I thought Play Dead was, like all of Anne Frasier's work, exceptionally well-researched, masterfully plotted and beautifully written. Her characters are tangible, fully-realized people who simply can't be counted among the usual, artfully battered, puddle-shallow Mary Sues of crime fic. Like us, the characters are genuinely flawed and conflicted and not always heroic 24/7. This novel is very dark at times, and the violence graphic, but never more so than the story demands. Like chess pieces on a board, every element was placed exactly so, but it never read like a game. It read real. Add to that a city under siege by a dreadful killer, the many dark sides of the city itself, and a puzzle you have to solve along with Elise or lose one of the most stellar characters in the book, and you have it all. I could not put down the book, even when I wanted to.

The pleasure of reading Play Dead made me very happy I'd also invested in the sequel, Stay Dead, at the same time. I grabbed this book and opened it so fast I nearly ripped the cover. What's most immediately interesting (and temporarily distressing) about the story in Stay Dead is the time transition. A very significant event obviously had occurred between the timelines of the two books, and at first I thought I'd missed a novella or a short story Anne had written in between them. Yet as I read on the reason for the timeline shift became apparent, and I saw why she didn't start with the missing event. It's pretty daring to do this to your readers, especially in these days when Publishing presses authors to explain every detail upfront so no reader has to actually think about the story.

In Stay Dead we find Elise recovering from this missing event (I'd get more into details but I don't want to spoil it) and still dealing with some fallout from the case in Play Dead. Her relationsip with her partner David is likewise in transition and heading into unfamiliar territory. This book for me was as much about David and Elise as it was about the case, which is even more terrifying than their first. If Play Dead kept me on the edge of my seat, Stay Dead had me jumping off it to yell alterantely at Elise and David (and believe me. I yelled.)

If I had to pick a favorite from these two books, I'd say Stay Dead was it. There was so much packed into this story, but it never felt over-stuffed. In some ways the plotting was more convoluted than the first book, but it worked for me. I loved finding out more about Elise's tragic history, watching David learning to cope with his own, and the ways the author pulled off all of it. By book two you're invested in this crew and the city, I think. Now all I have to do is wait until next year for the third book, which the author is writing now. I wonder if Anne needs a beta reader. I should beg or something.

As always, you don't have to take my word for it.

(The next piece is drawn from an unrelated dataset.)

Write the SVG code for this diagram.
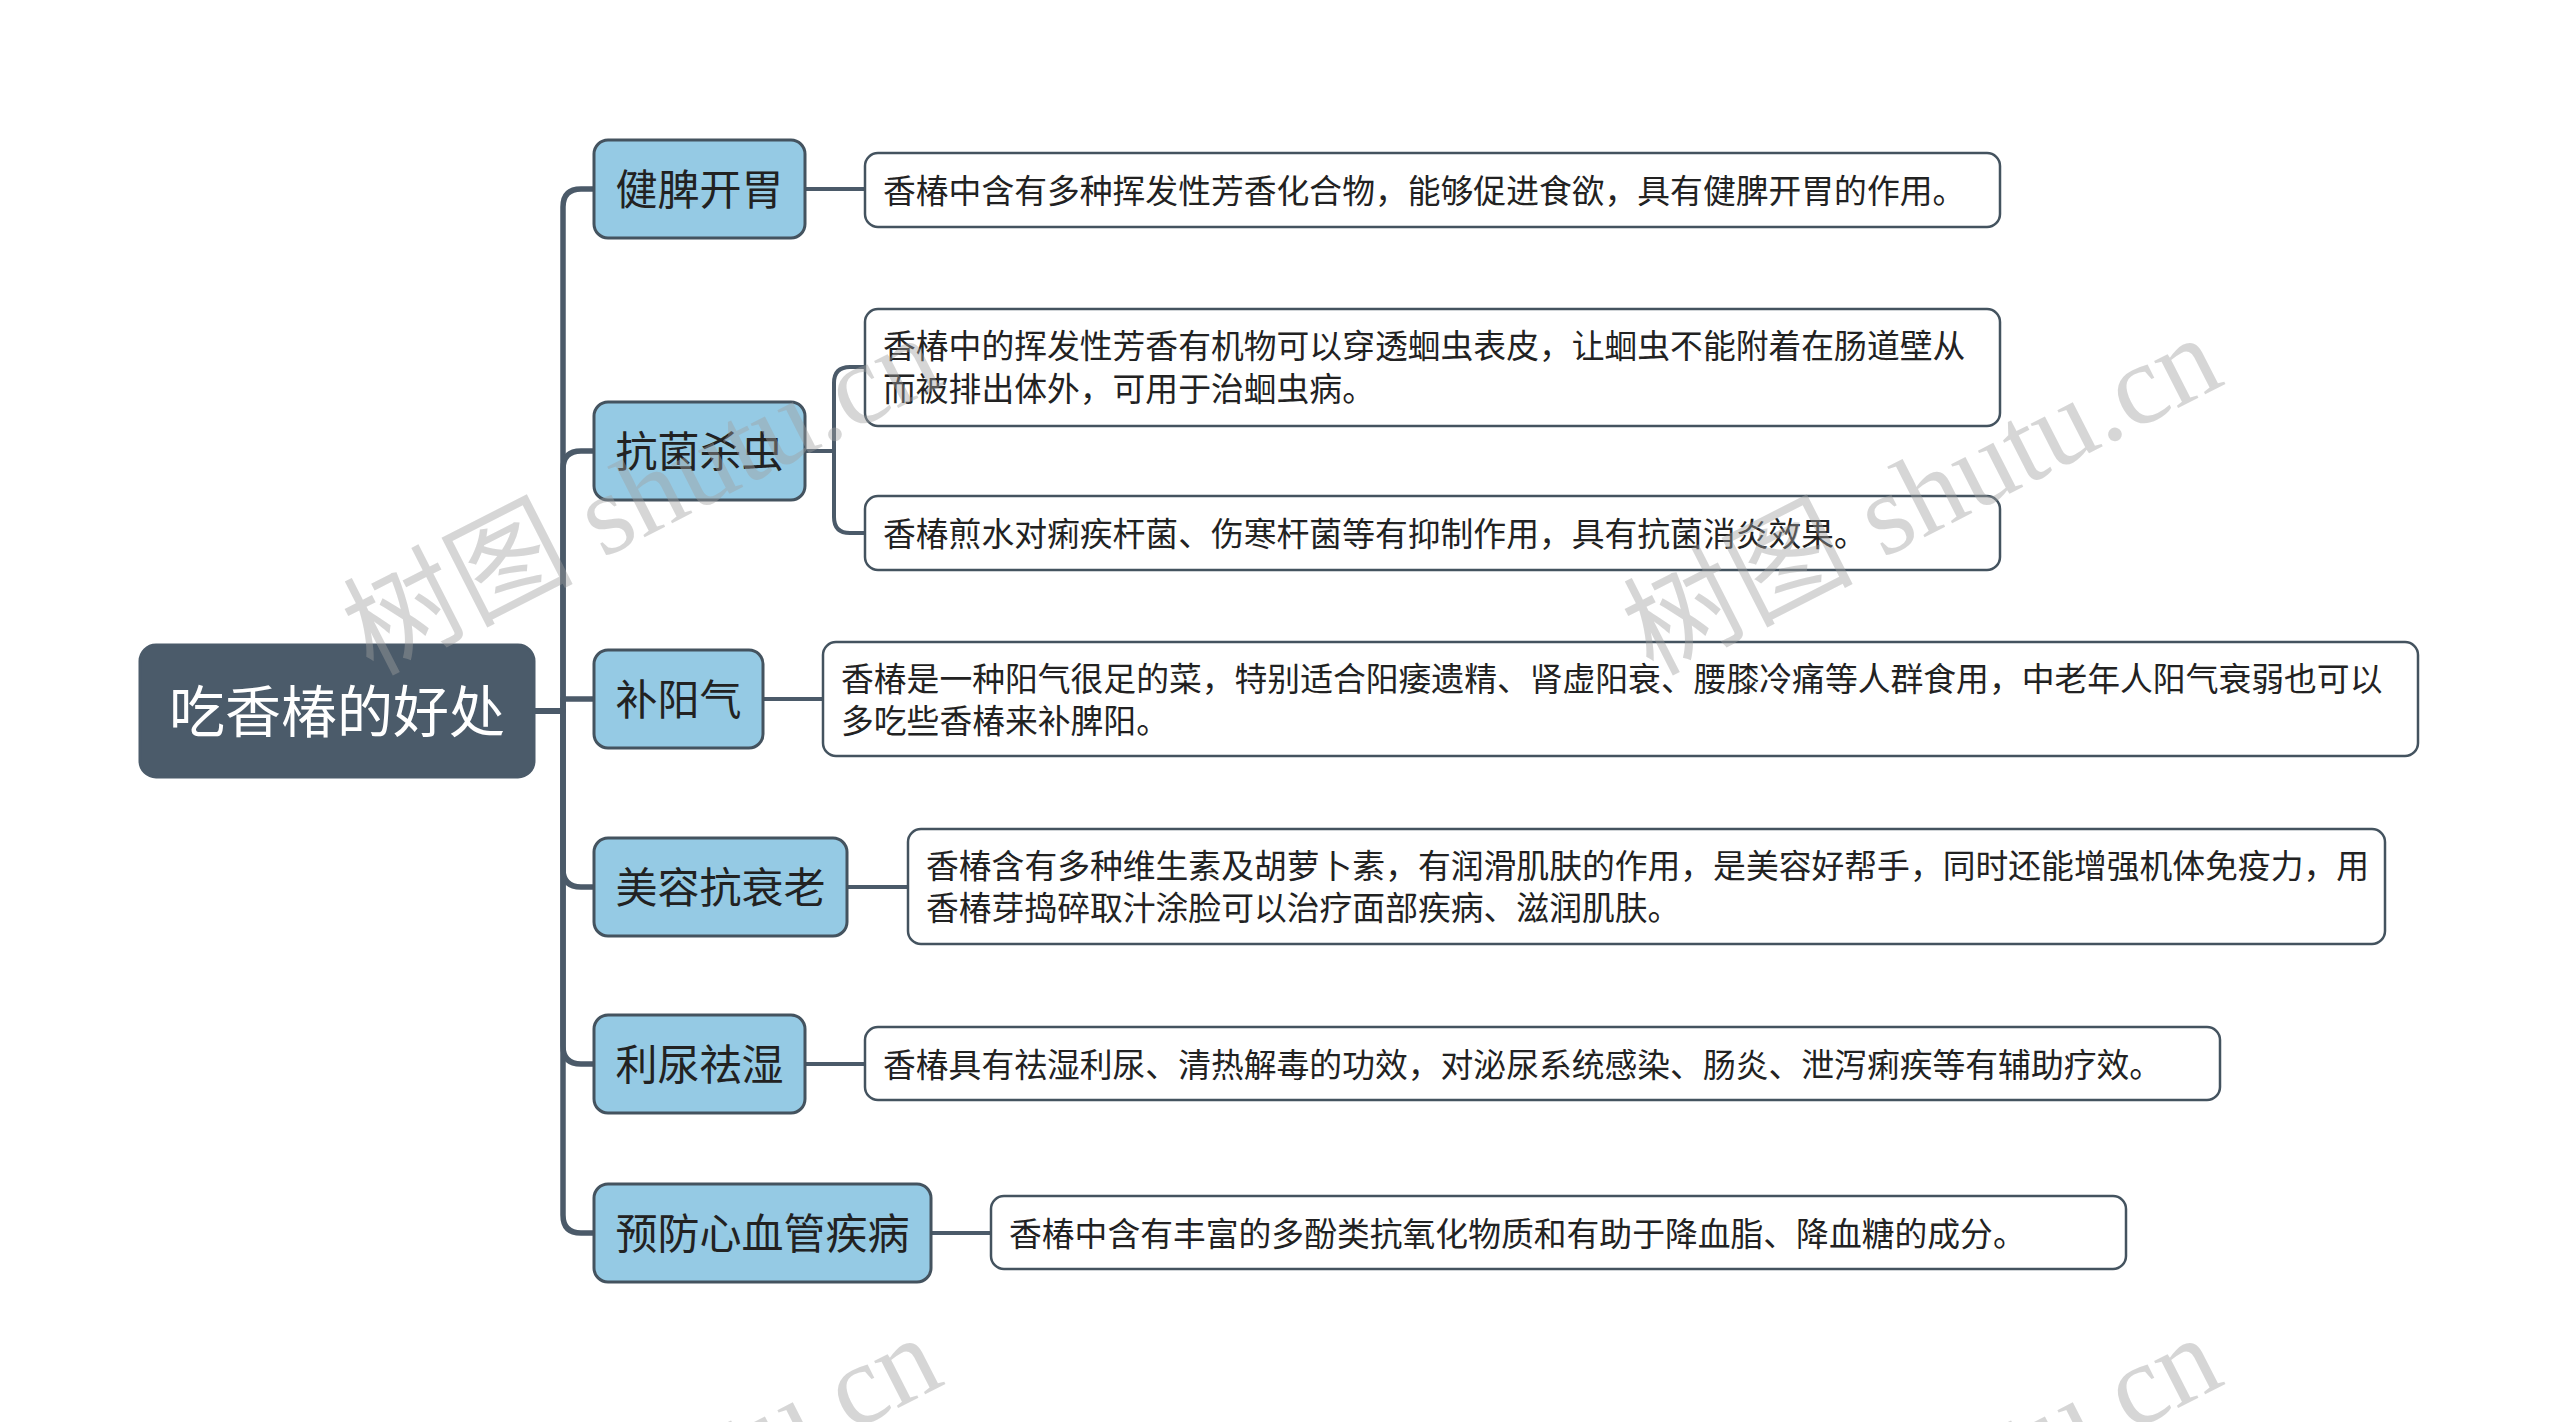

In comments to this post, name a book you've enjoyed set in a place you love (or if you can't think of any, just toss your name in the hat) by midnight EST tonight, June 7th, 2014. I'll choose one name at random from everyone who participates and send the winner a copy of Play Dead and Stay Dead by Anne Frasier in their choice of print or e-book format. This giveaway is open to everyone on the planet, even if you've won something here at PBW in the past.


  1. shiloh8:36 AM

    Don't enter me. I'm sold. Damn. So much for trying a book in Savannah. :op

  2. I recently read C. Harris' Midnight Crossroad and felt she captured the tenor of a small, dying Texas town, even if her's is fictional. I agree with you about books set in cities you are familiar with and the author less so.

  3. Miss Montreal by Howard Shrier is compelling, unique and intriguing. I enjoyed this novel since it reflects Montreal which is captivating. I was born in Montreal and lived there for many years before leaving so it is interesting to recognize it through someone else's writing.

  4. Discovery of Witches, set in Oxford. I had spent some time there just before reading the book, gone to several of the colleges, knew the pubs and streets, the libraries. It made the story that much more real to picture everything so clearly.

    Unrelated: I've always wanted to visit Savannah... ;D

  5. Karen Marie Moning's Fever series is set in Dublin. I've never been there, but she makes it come alive for me. :D And I'm Irish, so it's even cooler. ;)

  6. When I read the novel A Thread of Grace by Mary Doria Russell I was transported back in time to another era and even though the story depicted a very difficult and troubling time in history the Italy that was described was vivid and extraordinary.